Last season left Zamalek supporters frustrated. The club finished the league campaign in third place — their worst standing since 2019 — and exited the CAF Champions League in the quarterfinals after a painful two-legged loss to Wydad Casablanca in March. The Mohandessin faithful, who pack the outdoor cafes along Sudan Street to watch matches on big screens when tickets at Cairo International Stadium are sold out, have been loud about their demands for change since April.

The club's technical director moved quickly once the summer transfer window opened on June 15. The first signing, a 29-year-old Egyptian right-back who spent four seasons with Pyramids FC in New Cairo, arrived for a reported 12 million pounds. The second, a Ghanaian striker with 14 league goals last season for his club in Accra, cost an estimated 18 million. The Cameroonian midfielder's fee has not been disclosed, but sources close to the club put it in the 15-to-17 million range. That is serious money in a domestic market where the average Egyptian Premier League transfer rarely exceeds 8 million pounds.

The Egyptian Football Association's registration deadline for the first half of the window closes on July 20, giving Zamalek's management just over two weeks to finalise paperwork and secure international transfer clearance through FIFA's Transfer Matching System. There is talk inside the club of one more addition — a goalkeeper — before that date passes.
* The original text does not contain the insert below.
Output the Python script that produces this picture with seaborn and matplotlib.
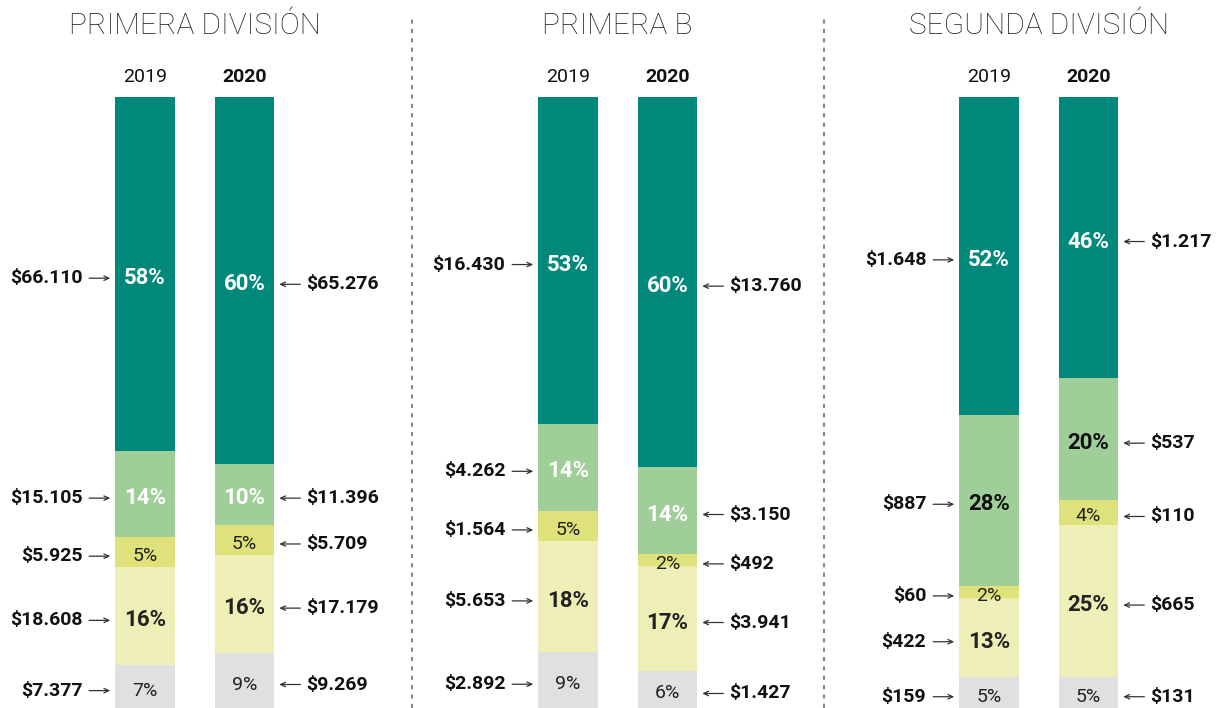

What Supporters and the City Are Watching

Walk into any of the sports cafes clustered around Talaat Harb Square in downtown Cairo on a Friday night and the conversation has, for the past ten days, kept returning to the same question: can Zamalek's new pieces actually fit together before August? Pre-season friendlies at the Petro Sport Stadium in Nasr City — the club's preferred warm-up ground — begin on July 12, which means the new coach, appointed in May after the previous tenure ended by mutual consent, will have barely a month to embed his tactical system.

Zamalek's ultras group, Ultras White Knights, has already begun distributing season-ticket information through WhatsApp channels tied to the Gezira neighbourhood, where the club's spiritual home on Gezira Island sits. Season tickets for the 2026-27 campaign are priced between 1,800 and 4,500 Egyptian pounds depending on stand, a roughly 20 percent increase over last year that has generated some grumbling alongside the general excitement.

Al Ahly will not stand still. The record 13-time African champions, who train at their sprawling facility in Maadi, have domestic and continental pride to defend simultaneously. But right now, in early July, Zamalek holds the momentum and the headlines. The club's next move — whether that fourth signing materialises and whether the pre-season friendlies show tactical coherence — will tell Cairo's football watchers a great deal about whether this investment is a genuine title challenge or an expensive gamble. The window closes August 31. Every day between now and then counts.